Essayons de nous mettre pendant quelques instants à la place du premier ministre, essayons de comprendre son geste déraisonnable : vous êtes dans votre grand bureau tout neuf et vous devez choisir des noms pour des postes clés concernant des medias ayant une grande influence sur la majorité des tunisiens. Pendant que votre président attirait tous les regards vers lui à coups de dérapages médiatiques, vous aviez eu le temps et le calme nécessaires autour de vous pour opérer un choix raisonné. Après des jours de consultations, après avoir envisagé toutes les possibilités, alors que l’économie du pays est à genoux, alors qu’on attendait de votre gouvernement des réactions face aux multiples grèves et sit in, devant la montée de la violence, après l’atteinte à l’intégrité et à l’honneur de nos universités, vous décidez de recycler les anciens protégés de Zaba ! A-t-on cherché à nommer des responsables ou à semer la pagaille au sein des tunisiens ? A croire que les vives réactions qui ont suivi le maintien de H.Essid dans le gouvernement provisoire, n’ont nullement touché notre premier ministre préféré. Ce dernier s’était d’ailleurs plaint il y a quelques jours, de la virulence des médias envers ennahdha, sans oublier la fameuse affaire du quotidien « le maghreb ».

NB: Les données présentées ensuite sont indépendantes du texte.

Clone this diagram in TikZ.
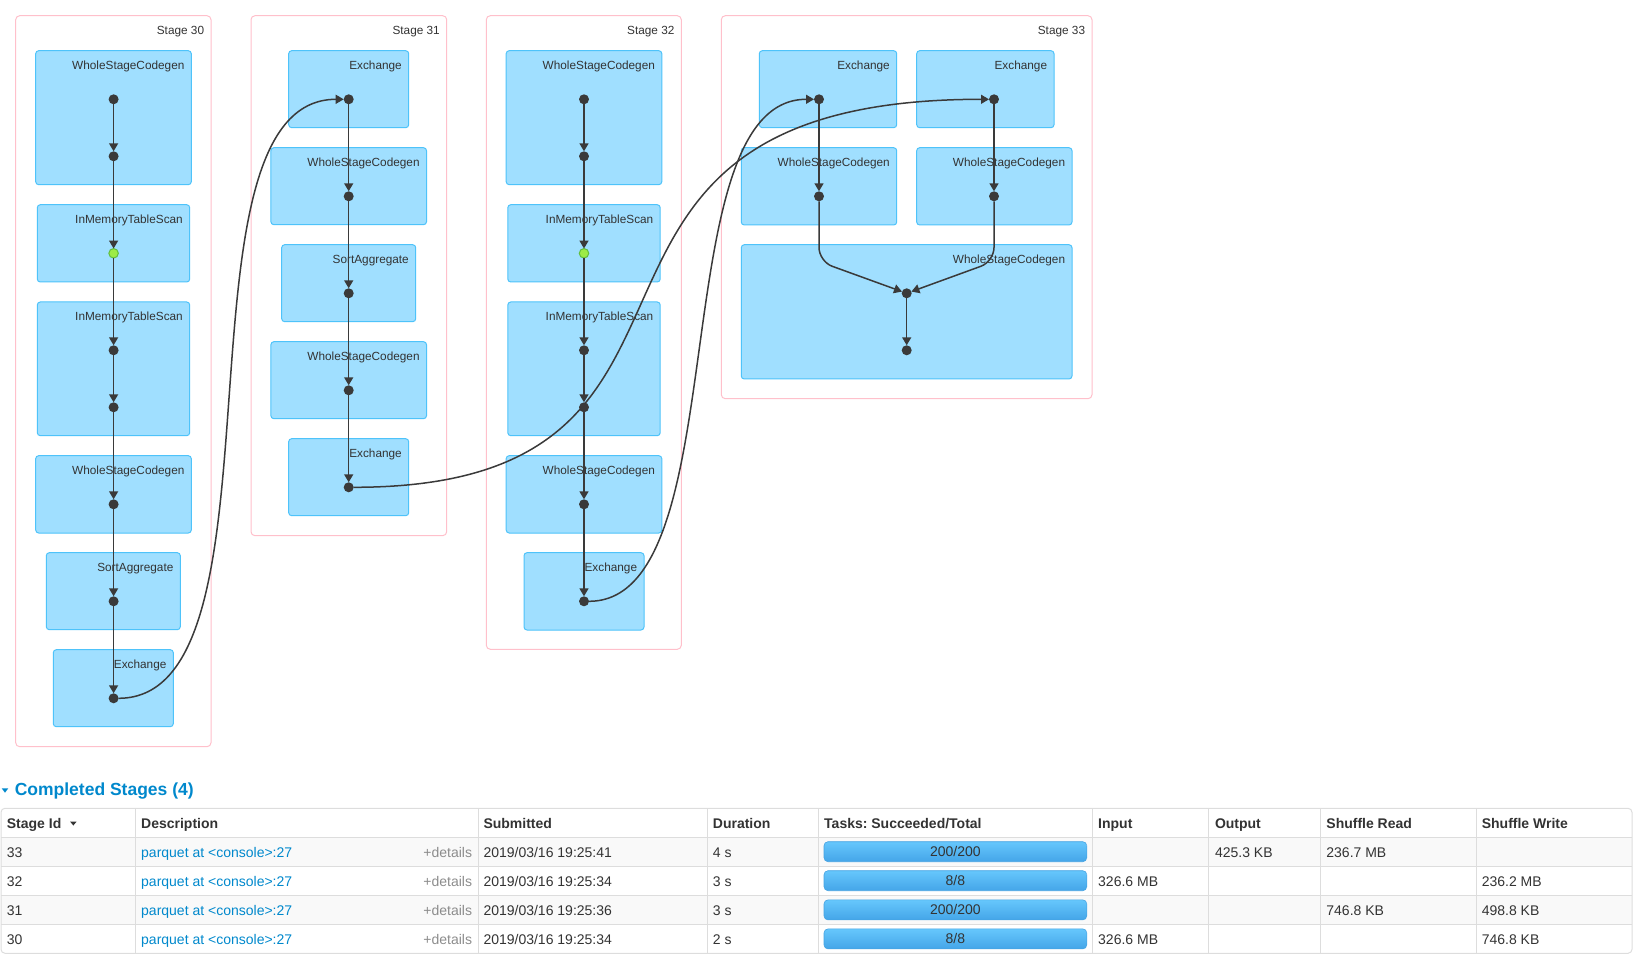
\documentclass[tikz,border=0pt]{standalone}
\usepackage{fontspec}
\setmainfont{Liberation Sans}
\usepackage{xcolor}
\usetikzlibrary{arrows.meta, calc}

\definecolor{opfill}{HTML}{A0DFFF}
\definecolor{opdraw}{HTML}{4EC3FA}
\definecolor{stagedraw}{HTML}{FFC0CB}
\definecolor{edgegray}{HTML}{3A3A3A}
\definecolor{cachefill}{HTML}{9DEB47}
\definecolor{cachedraw}{HTML}{62BE3E}
\definecolor{txt}{HTML}{333333}
\definecolor{link}{HTML}{0088CC}
\definecolor{gridgray}{HTML}{DDDDDD}
\definecolor{stripe}{HTML}{F9F9F9}
\definecolor{muted}{HTML}{8C8C8C}
\definecolor{bartop}{HTML}{66C7FC}
\definecolor{barbot}{HTML}{44A5E8}
\definecolor{bardraw}{HTML}{45A3E2}

\begin{document}
\frenchspacing
\begin{tikzpicture}[x=1pt, y=-1pt, >={Triangle[length=8pt, width=9pt]},
  every node/.style={text=txt},
  stagebox/.style={draw=stagedraw, line width=1pt, fill=white, rounded corners=4pt, inner sep=0pt, outer sep=0pt},
  opbox/.style={draw=opdraw, line width=1pt, fill=opfill, rounded corners=3pt, inner sep=0pt, outer sep=0pt},
  boxlabel/.style={anchor=base east, inner sep=0pt, font=\fontsize{11.8pt}{14pt}\selectfont},
  rdd/.style={circle, fill=edgegray, inner sep=0pt, outer sep=0pt, minimum size=10pt},
  cached/.style={rdd, fill=cachefill, draw=cachedraw, line width=1pt, minimum size=9.5pt},
  flow/.style={draw=edgegray, line width=1.5pt},
  cell/.style={anchor=west, inner sep=0pt, text height=10pt, text depth=0pt, font=\fontsize{14pt}{17pt}\selectfont},
  headcell/.style={cell, font=\fontsize{14pt}{17pt}\selectfont\bfseries},
  tablerule/.style={draw=gridgray, line width=1pt},
  taskbar/.style={cell, anchor=center, minimum width=262.8pt, minimum height=20pt, rounded corners=4pt, top color=bartop, bottom color=barbot, draw=bardraw, line width=0.6pt}]
  \useasboundingbox (0,0) rectangle (1633,957);

  % stages
  \node[stagebox, minimum width=195.3pt, minimum height=731pt] (stage30) at (113.35,381.2) {};
  \node[stagebox, minimum width=195.7pt, minimum height=520pt] (stage31) at (348.85,275.7) {};
  \node[stagebox, minimum width=195pt, minimum height=633.6pt] (stage32) at (583.8,332.5) {};
  \node[stagebox, minimum width=370.7pt, minimum height=383pt] (stage33) at (906.65,207.2) {};
  \node[boxlabel] (stage30t) at ($(stage30.north east)+(-6.7,18.8)$) {Stage 30};
  \node[boxlabel] (stage31t) at ($(stage31.north east)+(-6.7,18.8)$) {Stage 31};
  \node[boxlabel] (stage32t) at ($(stage32.north east)+(-6.7,18.8)$) {Stage 32};
  \node[boxlabel] (stage33t) at ($(stage33.north east)+(-6.7,18.8)$) {Stage 33};

  % stage 30
  \node[opbox, minimum width=155.6pt, minimum height=134pt] (wsc30a) at (113.5,117.7) {};
  \node[opbox, minimum width=152.4pt, minimum height=77.3pt] (imts30a) at (113.5,243.35) {};
  \node[opbox, minimum width=152.4pt, minimum height=133.7pt] (imts30b) at (113.5,368.85) {};
  \node[opbox, minimum width=155.6pt, minimum height=77.3pt] (wsc30b) at (113.5,494.35) {};
  \node[opbox, minimum width=134pt, minimum height=77pt] (agg30) at (113.3,591.2) {};
  \node[opbox, minimum width=120pt, minimum height=77pt] (exch30) at (113.3,688.2) {};
  \node[boxlabel] (wsc30at) at ($(wsc30a.north east)+(-6.7,18.8)$) {WholeStageCodegen};
  \node[boxlabel] (imts30at) at ($(imts30a.north east)+(-6.7,18.8)$) {InMemoryTableScan};
  \node[boxlabel] (imts30bt) at ($(imts30b.north east)+(-6.7,18.8)$) {InMemoryTableScan};
  \node[boxlabel] (wsc30bt) at ($(wsc30b.north east)+(-6.7,18.8)$) {WholeStageCodegen};
  \node[boxlabel] (agg30t) at ($(agg30.north east)+(-6.7,18.8)$) {SortAggregate};
  \node[boxlabel] (exch30t) at ($(exch30.north east)+(-6.7,18.8)$) {Exchange};

  % stage 31
  \node[opbox, minimum width=120pt, minimum height=77pt] (exch31a) at (348.7,89.2) {};
  \node[opbox, minimum width=155.6pt, minimum height=77pt] (wsc31a) at (348.7,186.2) {};
  \node[opbox, minimum width=134pt, minimum height=77pt] (agg31) at (348.7,283.2) {};
  \node[opbox, minimum width=155.6pt, minimum height=77pt] (wsc31b) at (348.7,380.2) {};
  \node[opbox, minimum width=120pt, minimum height=77pt] (exch31b) at (348.7,477.2) {};
  \node[boxlabel] (exch31at) at ($(exch31a.north east)+(-6.7,18.8)$) {Exchange};
  \node[boxlabel] (wsc31at) at ($(wsc31a.north east)+(-6.7,18.8)$) {WholeStageCodegen};
  \node[boxlabel] (agg31t) at ($(agg31.north east)+(-6.7,18.8)$) {SortAggregate};
  \node[boxlabel] (wsc31bt) at ($(wsc31b.north east)+(-6.7,18.8)$) {WholeStageCodegen};
  \node[boxlabel] (exch31bt) at ($(exch31b.north east)+(-6.7,18.8)$) {Exchange};

  % stage 32
  \node[opbox, minimum width=155.6pt, minimum height=134pt] (wsc32a) at (584,117.7) {};
  \node[opbox, minimum width=152.4pt, minimum height=77.3pt] (imts32a) at (584,243.35) {};
  \node[opbox, minimum width=152.4pt, minimum height=133.7pt] (imts32b) at (584,368.85) {};
  \node[opbox, minimum width=155.6pt, minimum height=77.3pt] (wsc32b) at (584,494.35) {};
  \node[opbox, minimum width=120pt, minimum height=77.3pt] (exch32) at (584,591.35) {};
  \node[boxlabel] (wsc32at) at ($(wsc32a.north east)+(-6.7,18.8)$) {WholeStageCodegen};
  \node[boxlabel] (imts32at) at ($(imts32a.north east)+(-6.7,18.8)$) {InMemoryTableScan};
  \node[boxlabel] (imts32bt) at ($(imts32b.north east)+(-6.7,18.8)$) {InMemoryTableScan};
  \node[boxlabel] (wsc32bt) at ($(wsc32b.north east)+(-6.7,18.8)$) {WholeStageCodegen};
  \node[boxlabel] (exch32t) at ($(exch32.north east)+(-6.7,18.8)$) {Exchange};

  % stage 33
  \node[opbox, minimum width=137.4pt, minimum height=77pt] (exch33a) at (828,89.2) {};
  \node[opbox, minimum width=137.3pt, minimum height=77pt] (exch33b) at (985.35,89.2) {};
  \node[opbox, minimum width=155.4pt, minimum height=77.3pt] (wsc33a) at (819,186.35) {};
  \node[opbox, minimum width=155.3pt, minimum height=77.3pt] (wsc33b) at (994.35,186.35) {};
  \node[opbox, minimum width=330.7pt, minimum height=134.3pt] (wsc33c) at (906.65,311.85) {};
  \node[boxlabel] (exch33at) at ($(exch33a.north east)+(-6.7,18.8)$) {Exchange};
  \node[boxlabel] (exch33bt) at ($(exch33b.north east)+(-6.7,18.8)$) {Exchange};
  \node[boxlabel] (wsc33at) at ($(wsc33a.north east)+(-6.7,18.8)$) {WholeStageCodegen};
  \node[boxlabel] (wsc33bt) at ($(wsc33b.north east)+(-6.7,18.8)$) {WholeStageCodegen};
  \node[boxlabel] (wsc33ct) at ($(wsc33c.north east)+(-6.7,18.8)$) {WholeStageCodegen};

  % rdd dots
  \node[rdd] (d30a) at (113.6,99.3) {};
  \node[rdd] (d30b) at (113.6,156.3) {};
  \node[cached] (d30c) at (113.6,253.3) {};
  \node[rdd] (d30d) at (113.6,350.3) {};
  \node[rdd] (d30e) at (113.6,407.3) {};
  \node[rdd] (d30f) at (113.6,504.3) {};
  \node[rdd] (d30g) at (113.6,601.3) {};
  \node[rdd] (d30h) at (113.6,698.3) {};
  \node[rdd] (d31a) at (348.7,99.3) {};
  \node[rdd] (d31b) at (348.7,196.3) {};
  \node[rdd] (d31c) at (348.7,293.3) {};
  \node[rdd] (d31d) at (348.7,390.3) {};
  \node[rdd] (d31e) at (348.7,487.3) {};
  \node[rdd] (d32a) at (584,99.3) {};
  \node[rdd] (d32b) at (584,156.3) {};
  \node[cached] (d32c) at (584,253.3) {};
  \node[rdd] (d32d) at (584,350.3) {};
  \node[rdd] (d32e) at (584,407.3) {};
  \node[rdd] (d32f) at (584,504.3) {};
  \node[rdd] (d32g) at (584,601.3) {};
  \node[rdd] (d33a) at (819,99.3) {};
  \node[rdd] (d33b) at (994,99.3) {};
  \node[rdd] (d33c) at (819,196.3) {};
  \node[rdd] (d33d) at (994,196.3) {};
  \node[rdd] (d33e) at (906.7,293.3) {};
  \node[rdd] (d33f) at (906.7,350.3) {};
  \coordinate (bend33a) at (819,261.5);
  \coordinate (bend33b) at (994,261.5);

  % edges inside stages
  \draw[flow, ->] (d30a) -- (d30b);
  \draw[flow, ->] (d30b) -- (d30c);
  \draw[flow, ->] (d30c) -- (d30d);
  \draw[flow, ->] (d30d) -- (d30e);
  \draw[flow, ->] (d30e) -- (d30f);
  \draw[flow, ->] (d30f) -- (d30g);
  \draw[flow, ->] (d30g) -- (d30h);
  \draw[flow, ->] (d31a) -- (d31b);
  \draw[flow, ->] (d31b) -- (d31c);
  \draw[flow, ->] (d31c) -- (d31d);
  \draw[flow, ->] (d31d) -- (d31e);
  \draw[flow, ->] (d32a) -- (d32b);
  \draw[flow, ->] (d32b) -- (d32c);
  \draw[flow, ->] (d32c) -- (d32d);
  \draw[flow, ->] (d32d) -- (d32e);
  \draw[flow, ->] (d32e) -- (d32f);
  \draw[flow, ->] (d32f) -- (d32g);
  \draw[flow, ->] (d33a) -- (d33c);
  \draw[flow, ->] (d33b) -- (d33d);
  \draw[flow, ->, rounded corners=14pt] (d33c) -- (bend33a) -- (d33e);
  \draw[flow, ->, rounded corners=14pt] (d33d) -- (bend33b) -- (d33e);
  \draw[flow, ->] (d33e) -- (d33f);

  % shuffle edges between stages
  \draw[flow, ->] (d30h) .. controls (295,698.3) and (164,99.3) .. (d31a);
  \draw[flow, ->] (d31e) .. controls (777,487.3) and (500,99.3) .. (d33b);
  \draw[flow, ->] (d32g) .. controls (739,601.3) and (660,99.3) .. (d33a);

  % completed stages table
  \fill[link] (1.7,788.3) -- (8.3,788.3) -- (5,792.7) -- cycle;
  \node[anchor=base west, inner sep=0pt, text=link, font=\fontsize{17.5pt}{20pt}\selectfont\bfseries] (heading) at (14.6,795) {Completed Stages (4)};
  \fill[stripe] (1,837.3) rectangle (1632,866.7);
  \fill[stripe] (1,895.7) rectangle (1632,924.3);
  \draw[tablerule] (1,837.3) -- (1632,837.3) (1,866.7) -- (1632,866.7) (1,895.7) -- (1632,895.7) (1,924.3) -- (1632,924.3);
  \draw[tablerule] (135.7,808.3) -- (135.7,953.3) (478.7,808.3) -- (478.7,953.3) (707.3,808.3) -- (707.3,953.3) (818.3,808.3) -- (818.3,953.3);
  \draw[tablerule] (1092,808.3) -- (1092,953.3) (1208.3,808.3) -- (1208.3,953.3) (1320.2,808.3) -- (1320.2,953.3) (1476.8,808.3) -- (1476.8,953.3);
  \draw[tablerule, rounded corners=4pt] (1,808.3) rectangle (1632,953.3);

  \node[headcell] (hid) at (6.7,823.3) {Stage Id};
  \fill[txt] (70,821.5) -- (76.7,821.5) -- (73.35,825.5) -- cycle;
  \node[headcell] (hdesc) at (141,823.3) {Description};
  \node[headcell] (hsub) at (483.3,823.3) {Submitted};
  \node[headcell] (hdur) at (712.7,823.3) {Duration};
  \node[headcell] (htask) at (824,823.3) {Tasks: Succeeded/Total};
  \node[headcell] (hin) at (1098,823.3) {Input};
  \node[headcell] (hout) at (1214.8,823.3) {Output};
  \node[headcell] (hsr) at (1326.2,823.3) {Shuffle Read};
  \node[headcell] (hsw) at (1481.6,823.3) {Shuffle Write};

  % row 33
  \node[cell] (id33) at (6.7,852.3) {33};
  \node[cell, text=link] (desc33) at (141,852.3) {parquet at <console>:27};
  \node[cell, anchor=east, text=muted] (more33) at (472.3,852.3) {+details};
  \node[cell] (sub33) at (483.3,852.3) {2019/03/16 19:25:41};
  \node[cell] (dur33) at (712.7,852.3) {4 s};
  \node[taskbar] (bar33) at (955.4,851.7) {200/200};
  \node[cell] (out33) at (1214.8,852.3) {425.3 KB};
  \node[cell] (sr33) at (1326.2,852.3) {236.7 MB};
  % row 32
  \node[cell] (id32) at (6.7,881.3) {32};
  \node[cell, text=link] (desc32) at (141,881.3) {parquet at <console>:27};
  \node[cell, anchor=east, text=muted] (more32) at (472.3,881.3) {+details};
  \node[cell] (sub32) at (483.3,881.3) {2019/03/16 19:25:34};
  \node[cell] (dur32) at (712.7,881.3) {3 s};
  \node[taskbar] (bar32) at (955.4,880.7) {8/8};
  \node[cell] (in32) at (1098,881.3) {326.6 MB};
  \node[cell] (sw32) at (1481.6,881.3) {236.2 MB};
  % row 31
  \node[cell] (id31) at (6.7,910.2) {31};
  \node[cell, text=link] (desc31) at (141,910.2) {parquet at <console>:27};
  \node[cell, anchor=east, text=muted] (more31) at (472.3,910.2) {+details};
  \node[cell] (sub31) at (483.3,910.2) {2019/03/16 19:25:36};
  \node[cell] (dur31) at (712.7,910.2) {3 s};
  \node[taskbar] (bar31) at (955.4,909.9) {200/200};
  \node[cell] (sr31) at (1326.2,910.2) {746.8 KB};
  \node[cell] (sw31) at (1481.6,910.2) {498.8 KB};
  % row 30
  \node[cell] (id30) at (6.7,939.1) {30};
  \node[cell, text=link] (desc30) at (141,939.1) {parquet at <console>:27};
  \node[cell, anchor=east, text=muted] (more30) at (472.3,939.1) {+details};
  \node[cell] (sub30) at (483.3,939.1) {2019/03/16 19:25:34};
  \node[cell] (dur30) at (712.7,939.1) {2 s};
  \node[taskbar] (bar30) at (955.4,938.9) {8/8};
  \node[cell] (in30) at (1098,939.1) {326.6 MB};
  \node[cell] (sw30) at (1481.6,939.1) {746.8 KB};
\end{tikzpicture}
\end{document}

Quel est donc le but derrière ces nominations ? Supposons que ces personnes soient les seules qui puissent occuper ces postes en Tunisie. Dans ce cas précis, soit le gouvernement n’a pas pu prévoir ou mesurer la réaction du peuple face à ces choix, ce qui serait aberrant et dénoterait d’une incompétence intolérable et d’une totale déconnexion avec le terrain, soit on nous prend pour plus imbécile que ce qu’on est déjà.

Que dire de ceux qui ont tenu tête aux journalistes venus contester ces nominations lors des manifestations place el Kasba? Surement fussent-ils motivés par la nostalgie des beaux jours et la douceur de vivre sous la dictature.

On se sent insulté, touché dans notre amour propre. A quelques jours du 14 Janvier, alors qu’on s’apprêtait à célébrer fièrement le premier anniversaire de notre révolution, ces décisions sont tombées comme un couperet, une véritable honte pour les martyrs qui, l’année dernière au même moment, faisaient face aux chiens sauvages de Ben Ali.

« Les tunisiens devaient juste voter, le reste on s’en occupe ! »

Un gouvernement passif devant les faits graves auxquels on assiste quotidiennement mais bien présent quand il s’agit de verrouiller l’information ou de modifier les lois en sa faveur, ceci n’est pas de bon augure.

Cette impression frustrante de ne pas pouvoir participer à la reconstruction du pays devient de plus en plus pesante. Aujourd’hui le rôle de la société civile tunisienne consiste à arrondir les angles, limiter les dégâts, un peu comme un gardien de but dans une équipe composée de joueurs lamentables.

Merci à tous ceux qui sont allés dans la rue pour contester ces décisions et heureusement que le gouvernement est revenu sur ses décisions.

Maintenant, plus que jamais, la grogne du peuple commence à se faire sentir. Arnaqués, humiliés, dirigés par des incompétents qui insistent sur le fait qu’ils ne sont pas aussi provisoires que ca, la confiscation de la révolution devient une crainte légitime.